Selain itu, hasil akhir reformasi birokrasi seringkali dimaknai sebagai peningkatan insentif, namun lalai adanya perubahan dan dampak yang bermakna bagi peningkatan kinerja organisasi, maupun layanan yang diberikan kepada masyarakat. Berdasar dari pengalaman itu, Badan Pengembangan dan Informasi Kemendesa PDTT menapaki Reformasi Birokrasi mulai dari perubahan sistem dan tata kelola, dengan rancangan dampak berupa perbaikan budaya kerja, lalu peningkatan personil.


Pertama, penyederhanaan prosedur kerja, berdasarkan Keputusan Menteri Desa PDTT Nomor 132 Tahun 2022 tentang Pedoman Penyesuaian Sistem Kerja di Lingkungan Kementerian Desa, Pembangunan Daerah Tertinggal, dan Transmigrasi Pasca Penyederhanaan Birokrasi. Dilakukan melalui penataan struktural, dengan mengurangi jumlah pegawai struktural, terutama pengurangan eselon 3 dan eselon 4. Selanjutnya, dilakukan penguatan proses bisnis dan budaya birokrasi. Implikasinya, tersusun penyesuaian unit pelaksana yang terlibat, serta perbaikan alur pola kerja yang tergambar dalam prosedur kerja standard. Proses ini memotong jalur birokrasi, mengurangi birokratisme yang panjang lagi berlapis.

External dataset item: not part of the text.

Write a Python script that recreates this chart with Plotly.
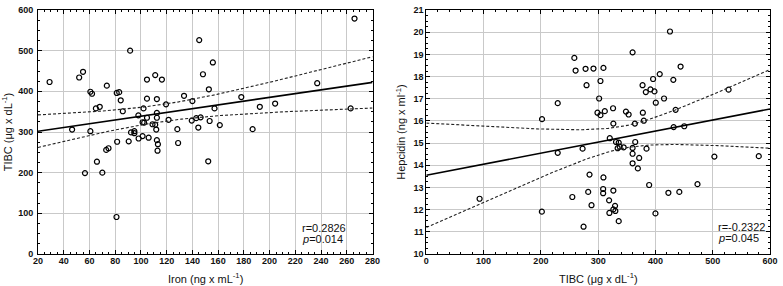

Kedua, pelaksanaan Sistem Manajemen Mutu ISO 9001:2015. Sistem ini memastikan penyelenggaraan pemerintahan menuju organisasi modern, yang berjalan sesuai tugas dan wewenang, dan melayani warga tanpa pandang bulu. Menjalankan kaidah ISO 9001:2015, Badan Pengembangan dan Informasi Kemendes PDTT menghasilkan layanan yang sesuai dengan harapan pelanggan, serta terus-menerus mengevaluasi diri dan meningkatkan kualitas layanan. Perubahan mindset diarahkan pada komitmen pimpinan puncak hingga staf lapangan memastikan penerapan proses PDCA (Plan-Do-Check-Act). Implementasi sistem jaminan kualitas dan mutu ini berarti pula menjalankan standard internasional dalam Reformasi Birokrasi.

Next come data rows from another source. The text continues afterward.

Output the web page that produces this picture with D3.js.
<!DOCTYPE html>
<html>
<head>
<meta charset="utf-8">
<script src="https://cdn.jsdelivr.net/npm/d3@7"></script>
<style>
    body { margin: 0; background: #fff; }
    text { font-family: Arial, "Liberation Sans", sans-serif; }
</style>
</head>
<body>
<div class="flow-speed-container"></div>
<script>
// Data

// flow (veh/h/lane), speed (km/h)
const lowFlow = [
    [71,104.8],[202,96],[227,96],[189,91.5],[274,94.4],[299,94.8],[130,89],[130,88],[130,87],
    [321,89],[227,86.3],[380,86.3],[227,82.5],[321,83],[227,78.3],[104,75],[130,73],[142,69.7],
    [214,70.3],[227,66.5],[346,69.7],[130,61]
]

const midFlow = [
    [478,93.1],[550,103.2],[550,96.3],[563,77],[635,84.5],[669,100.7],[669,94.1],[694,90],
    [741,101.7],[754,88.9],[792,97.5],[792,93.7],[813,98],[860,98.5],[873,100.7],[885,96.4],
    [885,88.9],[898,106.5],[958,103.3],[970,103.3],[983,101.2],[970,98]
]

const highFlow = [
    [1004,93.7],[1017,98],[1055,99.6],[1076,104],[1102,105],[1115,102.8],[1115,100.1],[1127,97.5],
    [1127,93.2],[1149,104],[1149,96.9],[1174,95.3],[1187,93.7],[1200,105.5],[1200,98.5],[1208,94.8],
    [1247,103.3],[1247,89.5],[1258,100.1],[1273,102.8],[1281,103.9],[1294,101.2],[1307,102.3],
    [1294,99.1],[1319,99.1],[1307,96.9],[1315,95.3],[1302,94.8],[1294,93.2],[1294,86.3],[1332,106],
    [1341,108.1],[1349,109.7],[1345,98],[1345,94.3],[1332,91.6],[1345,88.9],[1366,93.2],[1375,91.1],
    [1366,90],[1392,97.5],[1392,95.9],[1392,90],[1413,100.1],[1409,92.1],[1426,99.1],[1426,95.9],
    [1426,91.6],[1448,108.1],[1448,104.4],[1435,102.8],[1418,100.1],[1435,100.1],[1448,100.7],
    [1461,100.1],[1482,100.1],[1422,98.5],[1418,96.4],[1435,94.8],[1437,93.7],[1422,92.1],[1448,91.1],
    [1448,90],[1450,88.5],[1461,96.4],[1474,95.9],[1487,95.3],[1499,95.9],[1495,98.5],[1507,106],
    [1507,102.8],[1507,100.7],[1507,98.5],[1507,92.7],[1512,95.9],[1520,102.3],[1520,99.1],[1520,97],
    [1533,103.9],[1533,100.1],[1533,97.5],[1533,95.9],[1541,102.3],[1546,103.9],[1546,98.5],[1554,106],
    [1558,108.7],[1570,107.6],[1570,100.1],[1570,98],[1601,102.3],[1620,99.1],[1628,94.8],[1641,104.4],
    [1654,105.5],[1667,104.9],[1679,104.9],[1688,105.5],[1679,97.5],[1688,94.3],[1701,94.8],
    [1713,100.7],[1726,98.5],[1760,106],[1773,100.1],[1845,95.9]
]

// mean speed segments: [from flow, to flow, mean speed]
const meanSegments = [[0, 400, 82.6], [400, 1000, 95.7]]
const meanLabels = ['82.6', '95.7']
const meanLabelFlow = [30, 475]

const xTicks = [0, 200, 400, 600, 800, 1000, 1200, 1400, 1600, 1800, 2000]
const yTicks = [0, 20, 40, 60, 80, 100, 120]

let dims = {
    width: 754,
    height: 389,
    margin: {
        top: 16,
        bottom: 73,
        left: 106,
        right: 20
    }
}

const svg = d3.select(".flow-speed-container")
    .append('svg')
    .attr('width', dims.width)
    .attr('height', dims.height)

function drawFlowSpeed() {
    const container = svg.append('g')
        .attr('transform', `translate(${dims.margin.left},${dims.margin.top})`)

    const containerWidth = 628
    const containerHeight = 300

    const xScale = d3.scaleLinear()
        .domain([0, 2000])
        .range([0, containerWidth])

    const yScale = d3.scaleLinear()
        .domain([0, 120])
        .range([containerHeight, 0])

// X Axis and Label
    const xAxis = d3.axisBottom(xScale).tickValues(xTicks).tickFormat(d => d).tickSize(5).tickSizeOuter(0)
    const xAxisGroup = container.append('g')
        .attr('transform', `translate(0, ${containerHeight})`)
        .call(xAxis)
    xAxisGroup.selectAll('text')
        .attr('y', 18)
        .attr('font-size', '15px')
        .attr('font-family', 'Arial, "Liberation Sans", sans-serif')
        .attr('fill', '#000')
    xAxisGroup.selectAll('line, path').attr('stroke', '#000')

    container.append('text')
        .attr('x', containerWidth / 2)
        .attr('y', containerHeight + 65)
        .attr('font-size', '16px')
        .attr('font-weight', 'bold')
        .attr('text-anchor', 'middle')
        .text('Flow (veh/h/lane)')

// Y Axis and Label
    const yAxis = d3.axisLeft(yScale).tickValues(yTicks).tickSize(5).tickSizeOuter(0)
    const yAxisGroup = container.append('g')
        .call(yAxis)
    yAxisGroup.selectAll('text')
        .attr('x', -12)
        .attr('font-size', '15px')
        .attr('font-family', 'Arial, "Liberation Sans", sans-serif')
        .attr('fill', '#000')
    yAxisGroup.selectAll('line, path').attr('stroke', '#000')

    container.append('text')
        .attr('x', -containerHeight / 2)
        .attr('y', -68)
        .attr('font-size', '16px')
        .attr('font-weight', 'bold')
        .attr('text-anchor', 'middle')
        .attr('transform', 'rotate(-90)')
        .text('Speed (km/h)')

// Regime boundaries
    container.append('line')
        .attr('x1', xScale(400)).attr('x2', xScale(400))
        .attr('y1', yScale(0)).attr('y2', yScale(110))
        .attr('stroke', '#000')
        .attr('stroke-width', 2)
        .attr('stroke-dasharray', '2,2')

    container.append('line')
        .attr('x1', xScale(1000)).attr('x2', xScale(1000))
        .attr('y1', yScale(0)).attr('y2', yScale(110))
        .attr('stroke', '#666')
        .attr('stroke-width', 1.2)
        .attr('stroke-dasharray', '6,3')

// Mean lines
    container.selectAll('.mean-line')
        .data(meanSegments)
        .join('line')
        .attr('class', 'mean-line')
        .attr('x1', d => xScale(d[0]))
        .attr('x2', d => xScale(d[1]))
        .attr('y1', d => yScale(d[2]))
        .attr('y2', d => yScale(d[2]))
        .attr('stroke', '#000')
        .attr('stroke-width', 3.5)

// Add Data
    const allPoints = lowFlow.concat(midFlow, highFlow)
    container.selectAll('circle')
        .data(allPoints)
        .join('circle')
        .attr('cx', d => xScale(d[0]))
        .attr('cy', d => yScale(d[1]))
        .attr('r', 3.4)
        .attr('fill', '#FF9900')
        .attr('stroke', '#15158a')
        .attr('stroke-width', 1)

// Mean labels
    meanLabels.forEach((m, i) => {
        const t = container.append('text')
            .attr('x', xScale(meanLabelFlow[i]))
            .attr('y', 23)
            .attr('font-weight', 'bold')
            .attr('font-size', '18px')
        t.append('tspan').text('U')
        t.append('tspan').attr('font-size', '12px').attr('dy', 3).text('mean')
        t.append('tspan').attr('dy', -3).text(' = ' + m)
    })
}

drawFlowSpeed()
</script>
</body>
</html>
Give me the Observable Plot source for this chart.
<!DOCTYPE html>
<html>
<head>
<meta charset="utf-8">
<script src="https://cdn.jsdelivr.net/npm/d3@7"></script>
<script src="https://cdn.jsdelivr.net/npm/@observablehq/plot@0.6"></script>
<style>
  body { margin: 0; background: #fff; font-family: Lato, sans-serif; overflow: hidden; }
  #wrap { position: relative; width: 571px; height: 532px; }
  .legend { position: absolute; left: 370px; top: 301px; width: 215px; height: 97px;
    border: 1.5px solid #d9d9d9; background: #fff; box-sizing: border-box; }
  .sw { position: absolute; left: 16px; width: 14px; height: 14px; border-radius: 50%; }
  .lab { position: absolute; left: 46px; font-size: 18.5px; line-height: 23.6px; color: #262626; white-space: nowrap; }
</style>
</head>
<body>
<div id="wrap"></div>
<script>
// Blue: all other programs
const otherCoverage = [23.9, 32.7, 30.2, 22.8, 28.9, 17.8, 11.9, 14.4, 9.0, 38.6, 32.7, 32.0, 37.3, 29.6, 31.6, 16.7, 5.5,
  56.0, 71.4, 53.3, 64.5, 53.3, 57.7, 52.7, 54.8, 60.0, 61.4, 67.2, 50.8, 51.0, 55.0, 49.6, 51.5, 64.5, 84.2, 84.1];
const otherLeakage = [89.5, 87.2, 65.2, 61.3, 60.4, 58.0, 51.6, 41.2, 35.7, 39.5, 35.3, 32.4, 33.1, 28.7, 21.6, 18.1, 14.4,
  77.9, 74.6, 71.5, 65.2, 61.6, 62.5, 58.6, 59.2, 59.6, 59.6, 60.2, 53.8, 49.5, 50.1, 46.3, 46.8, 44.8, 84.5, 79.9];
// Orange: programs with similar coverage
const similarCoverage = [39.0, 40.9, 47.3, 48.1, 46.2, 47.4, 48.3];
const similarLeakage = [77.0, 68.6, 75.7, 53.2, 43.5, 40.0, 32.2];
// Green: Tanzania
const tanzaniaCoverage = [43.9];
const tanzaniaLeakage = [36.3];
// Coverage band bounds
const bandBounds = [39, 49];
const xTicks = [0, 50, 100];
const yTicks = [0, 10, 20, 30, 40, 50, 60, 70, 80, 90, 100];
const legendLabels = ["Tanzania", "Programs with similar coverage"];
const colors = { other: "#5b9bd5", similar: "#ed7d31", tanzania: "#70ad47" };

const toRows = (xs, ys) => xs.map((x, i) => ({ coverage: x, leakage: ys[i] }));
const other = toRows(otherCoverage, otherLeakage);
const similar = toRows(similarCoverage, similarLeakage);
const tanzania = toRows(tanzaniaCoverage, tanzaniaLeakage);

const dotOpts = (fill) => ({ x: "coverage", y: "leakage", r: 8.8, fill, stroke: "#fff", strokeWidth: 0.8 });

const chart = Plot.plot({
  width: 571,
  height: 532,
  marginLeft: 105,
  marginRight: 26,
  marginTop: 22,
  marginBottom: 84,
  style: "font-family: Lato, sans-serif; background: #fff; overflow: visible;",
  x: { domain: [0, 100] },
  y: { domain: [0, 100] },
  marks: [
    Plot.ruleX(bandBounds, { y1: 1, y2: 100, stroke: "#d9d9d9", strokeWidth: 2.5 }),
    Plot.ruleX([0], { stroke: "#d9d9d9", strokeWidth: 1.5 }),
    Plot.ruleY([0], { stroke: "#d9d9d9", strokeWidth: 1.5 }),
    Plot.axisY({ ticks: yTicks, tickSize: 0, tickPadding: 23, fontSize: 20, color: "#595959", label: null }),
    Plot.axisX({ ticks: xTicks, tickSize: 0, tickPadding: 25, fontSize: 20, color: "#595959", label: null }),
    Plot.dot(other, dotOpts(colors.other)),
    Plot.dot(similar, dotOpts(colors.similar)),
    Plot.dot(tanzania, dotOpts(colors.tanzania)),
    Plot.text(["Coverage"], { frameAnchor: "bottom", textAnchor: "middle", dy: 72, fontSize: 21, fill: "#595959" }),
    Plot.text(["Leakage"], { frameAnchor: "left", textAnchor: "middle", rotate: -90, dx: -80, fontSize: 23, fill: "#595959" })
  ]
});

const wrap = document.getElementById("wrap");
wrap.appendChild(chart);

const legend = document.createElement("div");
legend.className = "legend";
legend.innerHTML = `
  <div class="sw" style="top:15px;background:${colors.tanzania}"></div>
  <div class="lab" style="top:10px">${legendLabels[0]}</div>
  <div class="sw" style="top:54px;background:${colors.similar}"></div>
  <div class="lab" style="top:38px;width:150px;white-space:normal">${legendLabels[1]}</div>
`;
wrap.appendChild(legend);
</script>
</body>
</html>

Ketiga, menjalankan pola kerja berbasis kolaborasi digital atau e-collaboration. Dalam prakteknya, seluruh personil memanfaatkan bersama-sama Microsoft Teams (MS Teams), sebagai respons kebutuhan platform untuk mengakomodasi sistem kerja baru berbasis digital. Pola kerja kolaborasi digital mula-mula disosialisasikan, kemudian diinternalisasikan sebagai sarana kolaborasi kerja sehari-hari. Untuk menjamin partisipasi seluruh personil, keaktifan pegawai dimonitor setiap bulan, setelah dua minggu sebelumnya personil yang lamban berkoordinasi ditegur bersama-sama. Digitalisasi dilaksanakan untuk koordinasi perencanaan dan pembagian tugas lintas unit kerja, rapat virtual, koordinasi implementasi kegiatan, serta koordinasi pelaporan yang bisa diakses seluruh unit kerja.

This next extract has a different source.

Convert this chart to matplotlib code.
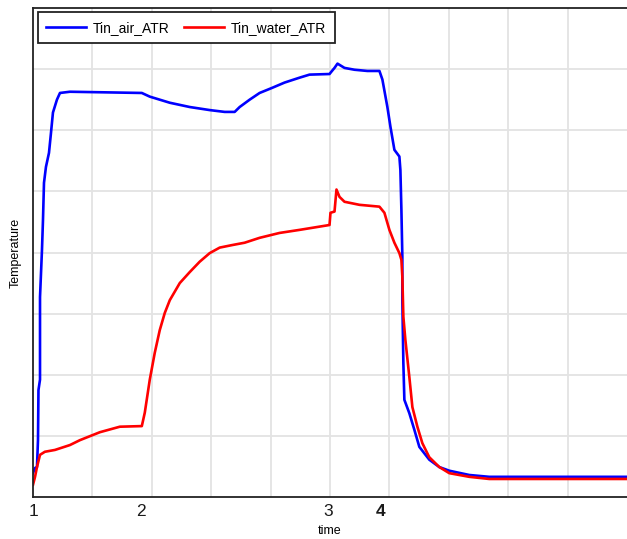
import matplotlib
matplotlib.use("Agg")
import matplotlib.pyplot as plt

# time (grid units) and temperature (grid units)
air_t = [0, 0.034, 0.067, 0.084, 0.092, 0.118, 0.118, 0.151, 0.168, 0.185, 0.218, 0.269,
         0.303, 0.336, 0.403, 0.454, 0.622, 1.832, 1.966, 2.303, 2.639, 2.975, 3.227,
         3.395, 3.479, 3.647, 3.815, 4.017, 4.235, 4.487, 4.655, 4.992, 5.025, 5.076,
         5.126, 5.244, 5.412, 5.63, 5.832, 5.882, 5.966, 6.017, 6.084, 6.168, 6.185,
         6.202, 6.218, 6.218, 6.235, 6.252, 6.336, 6.42, 6.504, 6.672, 6.84, 7.008,
         7.345, 7.681, 10]
air_T = [0.39, 0.475, 0.49, 0.93, 1.75, 1.92, 3.27, 4.04, 4.53, 5.14, 5.40, 5.63,
         5.96, 6.29, 6.50, 6.61, 6.63, 6.61, 6.55, 6.45, 6.38, 6.33, 6.30,
         6.30, 6.38, 6.50, 6.61, 6.69, 6.78, 6.86, 6.91, 6.92, 6.96, 7.02,
         7.09, 7.02, 6.99, 6.97, 6.97, 6.83, 6.38, 6.06, 5.68, 5.57, 5.35,
         4.70, 3.93, 3.22, 2.19, 1.59, 1.37, 1.10, 0.82, 0.61, 0.49, 0.43,
         0.36, 0.33, 0.33]

water_t = [0, 0.034, 0.067, 0.118, 0.20, 0.37, 0.622, 0.79, 1.126, 1.462, 1.832, 1.882,
           1.966, 2.05, 2.134, 2.218, 2.303, 2.471, 2.639, 2.807, 2.975, 3.143, 3.345,
           3.563, 3.815, 4.151, 4.487, 4.992, 5.008, 5.076, 5.109, 5.16, 5.244, 5.496,
           5.832, 5.916, 6.0, 6.084, 6.168, 6.202, 6.218, 6.235, 6.269, 6.336, 6.387,
           6.471, 6.555, 6.672, 6.84, 7.008, 7.345, 7.681, 10]
water_T = [0.20, 0.33, 0.49, 0.69, 0.74, 0.77, 0.85, 0.93, 1.06, 1.15, 1.16, 1.38,
           1.92, 2.36, 2.73, 3.01, 3.22, 3.50, 3.68, 3.85, 3.99, 4.08, 4.12,
           4.16, 4.24, 4.32, 4.37, 4.45, 4.65, 4.67, 5.03, 4.91, 4.83, 4.78,
           4.75, 4.65, 4.37, 4.16, 3.99, 3.88, 3.60, 2.95, 2.57, 1.96, 1.47,
           1.15, 0.88, 0.65, 0.49, 0.39, 0.33, 0.295, 0.295]

tick_pos = [0, 1.815, 4.97, 5.85]
tick_lab = ["1", "2", "3", "4"]

plt.rcParams['font.family'] = ['Liberation Sans', 'DejaVu Sans']

fig = plt.figure(figsize=(6.27, 5.39), dpi=100)
ax = fig.add_axes([33/627, 42/539, 594/627, 489/539])

# grid
for gx in range(1, 10):
    ax.axvline(gx, color='#e3e3e3', lw=1.3, zorder=0)
for gy in range(1, 8):
    ax.axhline(gy, color='#e3e3e3', lw=1.3, zorder=0)

ax.plot(air_t, air_T, color='#0000ff', lw=1.9, label='Tin_air_ATR')
ax.plot(water_t, water_T, color='#ff0000', lw=1.9, label='Tin_water_ATR')

ax.set_xlim(0, 10)
ax.set_ylim(0, 8)
ax.set_yticks([])
ax.set_xticks(tick_pos)
ax.set_xticklabels(tick_lab, fontsize=12.5, color='#1a1a1a')
ax.get_xticklabels()[3].set_fontweight('bold')
ax.tick_params(axis='x', length=0, pad=5)
ax.set_xlabel('time', fontsize=9, labelpad=4)
ax.set_ylabel('Temperature', fontsize=9, labelpad=8)
for s in ax.spines.values():
    s.set_color('#222222')
    s.set_linewidth(1.3)
ax.spines['right'].set_visible(False)

leg = ax.legend(loc='upper left', bbox_to_anchor=(0.003, 0.997), ncol=2, fontsize=10,
                frameon=True, fancybox=False, handlelength=2.9, handletextpad=0.5,
                columnspacing=1.0, borderpad=0.6, borderaxespad=0.2)
leg.get_frame().set_edgecolor('#222222')
leg.get_frame().set_linewidth(1.3)
leg.get_frame().set_alpha(1)

fig.savefig('out.png', dpi=100)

Keempat, transformasi digitalisasi arsip dan kinerja birokrasi melalui implementasi aplikasi berbagi pakai lintas kementerian dan lembaga. Sistem Srikandi (Sistem Informasi Kearsipan Dinamis Terintegrasi) yang dikelola lembaga Arsip Nasional Indonesia (ANRI) dimanfaatkan untuk layanan arsip dan persuratan. Adapun sistem E-Kinerja dari Badan Kepegawaian Negara (BKN) menjamin layanan kepegawaian secara personal, tapi tetap cepat dan terukur mengetengahkan kinerja pegawai triwulanan.


Kedua aplikasi penting ini menjadi bagian Sistem Pemerintahan Berbasis Elektronik (SPBE), sebagai kesiapan birokrasi Indonesia menuju negara ekonomi terbesar di dunia pada tahun 2045. E-government pada Badan Pengembangan dan Informasi Kemendes PDTT meningkatkan kualitas tata kelola pemerintahan, yang dipastikan berdampak pada kualitas pelayanan publik dengan lebih efektif, efisien, dan transparan.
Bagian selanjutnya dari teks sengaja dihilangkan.